ANS 372 • Nature and Environment in Premodern Japanese Culture
2:00 PM-3:30 PM
This course will examine how 'nature' and 'the natural' were conceptualized in pre-modern Japanese culture, and how this understanding was expressed both in imaginative expression in literary texts and performance, as well as in individual and governmental interaction with the environment. Primary sources studied will include myth, courtly and popular literature, and religious texts, especially those focusing on the spiritual, moral, and symbolic relations between humans, animals, plants, and landscape, including reclusion and 'liberation of animals'. We will also examine how love, gender roles/relations, and sexuality are construed as either 'innate' or 'constructed'; to what extent contemporary theory may throw light on pre-modern Japanese practices; and how pre-modern Japanese nature and environment is visualized in modern, especially contemporary, representations of the world of the distant Japanese past. All Japanese materials will be studied in translation, so no knowledge of Japanese will be required.

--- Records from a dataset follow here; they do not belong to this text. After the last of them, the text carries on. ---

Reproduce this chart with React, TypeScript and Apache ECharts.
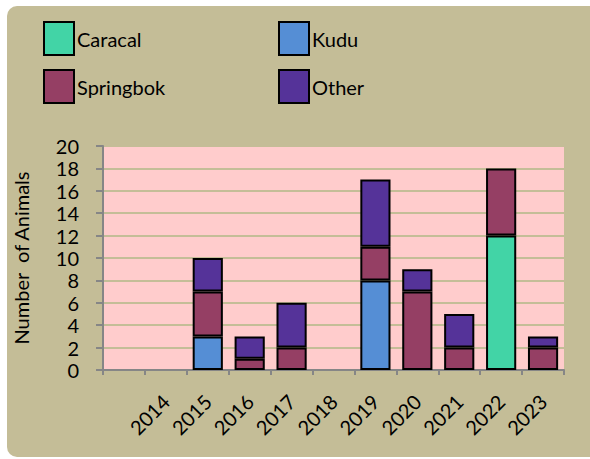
import React, { useEffect, useRef } from "react";
import * as echarts from "echarts";

const categories = ["", "2014", "2015", "2016", "2017", "2018", "2019", "2020", "2021", "2022", "2023"];
const caracal = [0, 0, 0, 0, 0, 0, 0, 0, 0, 12, 0];
const kudu = [0, 0, 3, 0, 0, 0, 8, 0, 0, 0, 0];
const springbok = [0, 0, 4, 1, 2, 0, 3, 7, 2, 6, 2];
const other = [0, 0, 3, 2, 4, 0, 6, 2, 3, 0, 1];
const seriesNames = ["Caracal", "Kudu", "Springbok", "Other"];
const seriesColors = ["#42D4A6", "#558ED5", "#953F64", "#553399"];

const FONT = "Lato, 'Open Sans', sans-serif";

export default function App() {
  const ref = useRef<HTMLDivElement>(null);
  useEffect(() => {
    if (!ref.current) return;
    const chart = echarts.init(ref.current, undefined, { renderer: "svg" });
    const values = [caracal, kudu, springbok, other];
    const legendPos = [
      { left: 43, top: 21 },
      { left: 278, top: 21 },
      { left: 43, top: 69 },
      { left: 278, top: 69 },
    ];
    chart.setOption({
      animation: false,
      textStyle: { fontFamily: FONT },
      graphic: [
        {
          type: "rect",
          z: -10,
          silent: true,
          shape: { x: 7, y: 6, width: 600, height: 451, r: 10 },
          style: { fill: "#C4BD97" },
        },
      ],
      legend: seriesNames.map((n, i) => ({
        data: [n],
        left: legendPos[i].left,
        top: legendPos[i].top,
        padding: 0,
        itemWidth: 30,
        itemHeight: 33,
        icon: "rect",
        selectedMode: false,
        textStyle: { fontSize: 20, color: "#000", fontFamily: FONT, padding: [3, 0, 0, -2] },
      })),
      grid: {
        left: 103,
        top: 146,
        width: 461,
        height: 224,
        show: true,
        backgroundColor: "#FFCCCC",
        borderWidth: 0,
        outerBoundsMode: "none",
      },
      xAxis: {
        type: "category",
        data: categories,
        axisLine: { lineStyle: { color: "#868686", width: 2 } },
        axisTick: { show: true, length: 5, lineStyle: { color: "#868686", width: 2 } },
        axisLabel: {
          rotate: 45,
          interval: 0,
          margin: 28,
          fontSize: 20,
          color: "#000",
          fontFamily: FONT,
        },
        splitLine: { show: false },
      },
      yAxis: {
        type: "value",
        min: 0,
        max: 20,
        interval: 2,
        name: "Number  of Animals",
        nameLocation: "middle",
        nameGap: 72,
        nameTextStyle: { fontSize: 20, color: "#000", fontFamily: FONT },
        axisLine: { show: true, lineStyle: { color: "#868686", width: 2 } },
        axisTick: { show: true, length: 7, lineStyle: { color: "#868686", width: 2 } },
        axisLabel: { fontSize: 20, color: "#000", margin: 24, fontFamily: FONT },
        splitLine: { show: true, lineStyle: { color: "#C4BD97", width: 2 } },
      },
      series: seriesNames.map((n, i) => ({
        name: n,
        type: "bar",
        stack: "total",
        data: values[i].map((v) => (v === 0 ? null : v)),
        barWidth: "72%",
        itemStyle: { color: seriesColors[i], borderColor: "#000", borderWidth: 2 },
      })),
    });
    return () => chart.dispose();
  }, []);
  return (
    <div
      ref={ref}
      style={{ position: "absolute", left: 0, top: 0, width: 590, height: 459 }}
    />
  );
}
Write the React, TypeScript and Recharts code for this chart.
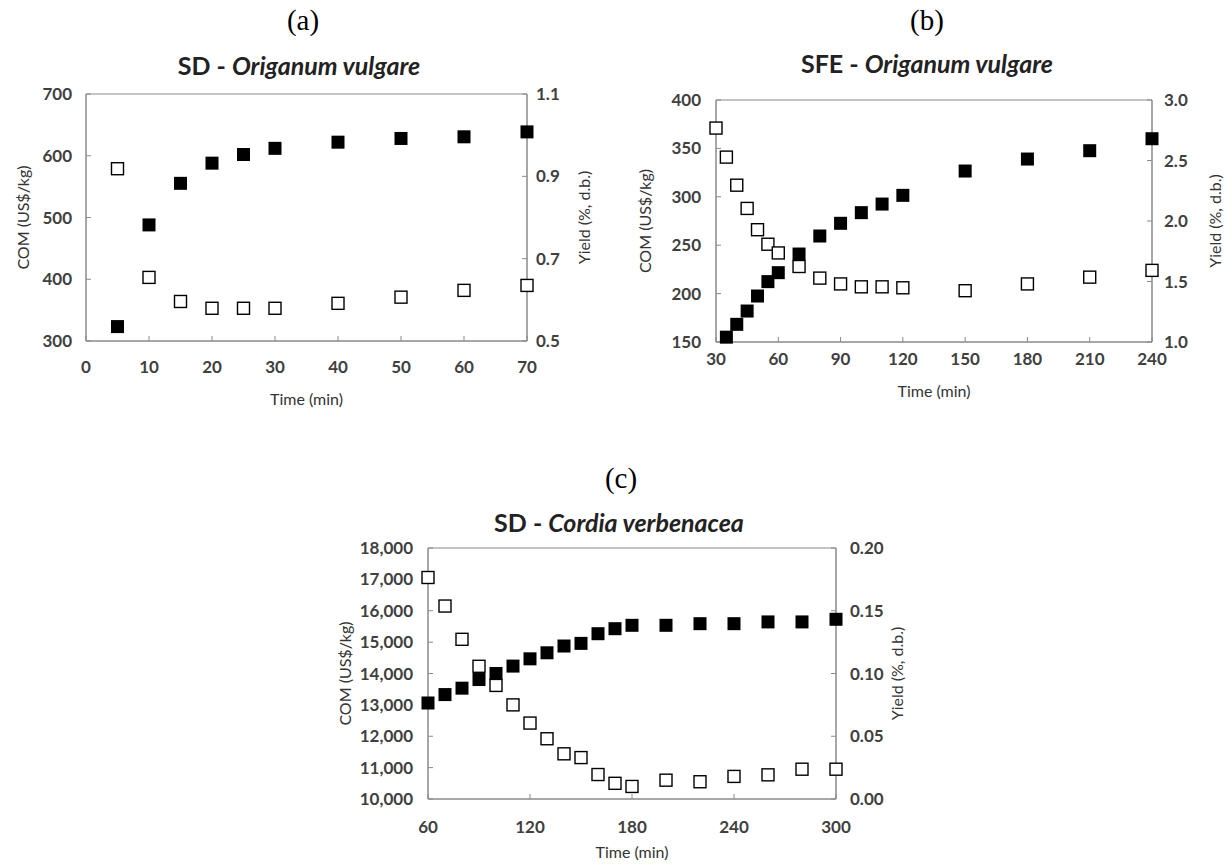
import React from 'react';
import { ScatterChart, Scatter, XAxis, YAxis, ReferenceArea } from 'recharts';

// (a) SD - Origanum vulgare
const aTime = [5, 10, 15, 20, 25, 30, 40, 50, 60, 70];
const aCom = [579, 403, 364, 353, 353, 353, 361, 371, 382, 390];
const aYield = [0.535, 0.782, 0.883, 0.932, 0.953, 0.968, 0.983, 0.992, 0.996, 1.008];

// (b) SFE - Origanum vulgare
const bComTime = [30, 35, 40, 45, 50, 55, 60, 70, 80, 90, 100, 110, 120, 150, 180, 210, 240];
const bCom = [371, 341, 312, 288, 266, 251, 242, 228, 216, 210, 207, 207, 206, 203, 210, 217, 224];
const bYieldTime = [35, 40, 45, 50, 55, 60, 70, 80, 90, 100, 110, 120, 150, 180, 210, 240];
const bYield = [1.04, 1.146, 1.256, 1.38, 1.499, 1.573, 1.727, 1.876, 1.981, 2.069, 2.14, 2.212, 2.413, 2.512, 2.581, 2.68];

// (c) SD - Cordia verbenacea
const cTime = [60, 70, 80, 90, 100, 110, 120, 130, 140, 150, 160, 170, 180, 200, 220, 240, 260, 280, 300];
const cCom = [17060, 16150, 15090, 14230, 13620, 13000, 12420, 11920, 11440, 11320, 10780, 10500, 10400, 10600, 10550, 10720, 10770, 10950, 10950];
const cYield = [0.0765, 0.0832, 0.0883, 0.0952, 0.1, 0.1059, 0.1117, 0.1165, 0.1219, 0.124, 0.1317, 0.1357, 0.1384, 0.1384, 0.1397, 0.1397, 0.1411, 0.1411, 0.1432];

const aXTicks = [0, 10, 20, 30, 40, 50, 60, 70];
const aComTicks = [300, 400, 500, 600, 700];
const aYieldTicks = [0.5, 0.7, 0.9, 1.1];
const bXTicks = [30, 60, 90, 120, 150, 180, 210, 240];
const bComTicks = [150, 200, 250, 300, 350, 400];
const bYieldTicks = [1.0, 1.5, 2.0, 2.5, 3.0];
const cXTicks = [60, 120, 180, 240, 300];
const cComTicks = [10000, 11000, 12000, 13000, 14000, 15000, 16000, 17000, 18000];
const cYieldTicks = [0, 0.05, 0.1, 0.15, 0.2];

const toPts = (xs, ys) => ys.map((y, i) => ({ x: xs[i], y }));

const AXIS = '#8a8a8a';
const tickStyle = { fill: '#404040', fontSize: 17, fontWeight: 700, fontFamily: 'Lato' };
const labelStyle = { fill: '#333', fontSize: 16, fontFamily: 'Lato', textAnchor: 'middle' };

const FilledSquare = (props) => {
  const { cx, cy } = props;
  if (cx == null || cy == null) return null;
  return <rect x={cx - 6.5} y={cy - 6.5} width={13} height={13} fill="#000" />;
};

const OpenSquare = (props) => {
  const { cx, cy } = props;
  if (cx == null || cy == null) return null;
  return <rect x={cx - 6} y={cy - 6} width={12} height={12} fill="#fff" stroke="#000" strokeWidth={1.4} />;
};

const Caption = ({ x, y, size, serif, children }) => (
  <div
    style={{
      position: 'absolute',
      left: x - 200,
      top: y - 18,
      width: 400,
      height: 36,
      lineHeight: '36px',
      textAlign: 'center',
      fontSize: size,
      fontFamily: serif ? '"Liberation Serif", "Times New Roman", serif' : 'Lato',
      fontWeight: serif ? 400 : 700,
      color: serif ? '#000' : '#222',
      whiteSpace: 'nowrap',
    }}
  >
    {children}
  </div>
);

const Panel = ({ left, top, width, height, marginTop, leftW, rightW, xH, xDomain, xTicks, comDomain, comTicks, comFmt,
  yieldDomain, yieldTicks, yieldFmt, comData, yieldData, xTickM, leftM, rightM, comOff, yieldOff, timeOff }) => (
  <div style={{ position: 'absolute', left, top }}>
    <ScatterChart width={width} height={height} margin={{ top: marginTop, right: 0, bottom: 0, left: 0 }}>
      <XAxis
        type="number"
        dataKey="x"
        domain={xDomain}
        ticks={xTicks}
        interval={0}
        height={xH}
        axisLine={{ stroke: AXIS }}
        tickLine={{ stroke: AXIS }}
        tickSize={-5}
        tickMargin={xTickM}
        tick={tickStyle}
        label={{ value: 'Time (min)', position: 'insideBottom', offset: timeOff, style: labelStyle }}
      />
      <YAxis
        yAxisId="com"
        type="number"
        dataKey="y"
        domain={comDomain}
        ticks={comTicks}
        interval={0}
        width={leftW}
        tickFormatter={comFmt}
        axisLine={{ stroke: AXIS }}
        tickLine={{ stroke: AXIS }}
        tickSize={-5}
        tickMargin={leftM}
        tick={tickStyle}
        label={{ value: 'COM (US$/kg)', angle: -90, position: 'insideLeft', offset: comOff, style: labelStyle }}
      />
      <YAxis
        yAxisId="yield"
        orientation="right"
        type="number"
        dataKey="y"
        domain={yieldDomain}
        ticks={yieldTicks}
        interval={0}
        width={rightW}
        tickFormatter={yieldFmt}
        axisLine={{ stroke: AXIS }}
        tickLine={{ stroke: AXIS }}
        tickSize={-5}
        tickMargin={rightM}
        tick={tickStyle}
        label={{ value: 'Yield (%, d.b.)', angle: -90, position: 'insideRight', offset: yieldOff, style: labelStyle }}
      />
      <ReferenceArea
        yAxisId="com"
        x1={xDomain[0]}
        x2={xDomain[1]}
        y1={comDomain[0]}
        y2={comDomain[1]}
        fill="none"
        stroke={AXIS}
        strokeWidth={1}
      />
      <Scatter data={comData} yAxisId="com" shape={OpenSquare} isAnimationActive={false} />
      <Scatter data={yieldData} yAxisId="yield" shape={FilledSquare} isAnimationActive={false} />
    </ScatterChart>
  </div>
);

export default function App() {
  return (
    <div style={{ position: 'absolute', left: 0, top: 0, width: 1232, height: 865, background: '#fff' }}>
      <Caption x={303} y={20} size={29} serif>(a)</Caption>
      <Caption x={299} y={65} size={25}>SD - <i>Origanum vulgare</i></Caption>
      <Panel
        left={0} top={0} width={620} height={420} marginTop={94} leftW={86} rightW={93} xH={79}
        xDomain={[0, 70]} xTicks={aXTicks}
        comDomain={[300, 700]} comTicks={aComTicks} comFmt={(v) => String(v)}
        yieldDomain={[0.5, 1.1]} yieldTicks={aYieldTicks} yieldFmt={(v) => v.toFixed(1)}
        comData={toPts(aTime, aCom)} yieldData={toPts(aTime, aYield)}
        xTickM={25} leftM={19} rightM={14} comOff={23} yieldOff={36} timeOff={15}
      />

      <Caption x={927} y={20} size={29} serif>(b)</Caption>
      <Caption x={927} y={63} size={25}>SFE - <i>Origanum vulgare</i></Caption>
      <Panel
        left={620} top={0} width={612} height={420} marginTop={100} leftW={96} rightW={80} xH={78}
        xDomain={[30, 240]} xTicks={bXTicks}
        comDomain={[150, 400]} comTicks={bComTicks} comFmt={(v) => String(v)}
        yieldDomain={[1, 3]} yieldTicks={bYieldTicks} yieldFmt={(v) => v.toFixed(1)}
        comData={toPts(bComTime, bCom)} yieldData={toPts(bYieldTime, bYield)}
        xTickM={16} leftM={20} rightM={17} comOff={25} yieldOff={17} timeOff={23}
      />

      <Caption x={621} y={478} size={29} serif>(c)</Caption>
      <Caption x={619} y={522} size={25}>SD - <i>Cordia verbenacea</i></Caption>
      <Panel
        left={320} top={440} width={620} height={425} marginTop={108} leftW={108} rightW={104} xH={66}
        xDomain={[60, 300]} xTicks={cXTicks}
        comDomain={[10000, 18000]} comTicks={cComTicks} comFmt={(v) => v.toLocaleString('en-US')}
        yieldDomain={[0, 0.2]} yieldTicks={cYieldTicks} yieldFmt={(v) => v.toFixed(2)}
        comData={toPts(cTime, cCom)} yieldData={toPts(cTime, cYield)}
        xTickM={27} leftM={20} rightM={19} comOff={25} yieldOff={43} timeOff={7}
      />
    </div>
  );
}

Three essays 30% (5 pp. each) Midterm 20% Term paper 20% (15 pp.) Participation 30% (Attendance, Discussion, 2 Short Presentations)
Rodd, Laurel Rasplica. Kokinshû: A Collection of Poems Ancient and Modern. Tyler, Royall. Japanese Tales. Ponting, Clive. A New Green History of the World. Penguin, 2007. Colapinto, John. As Nature Made Him: The Boy who was Raised as a Girl (P.S). Harper, 2006.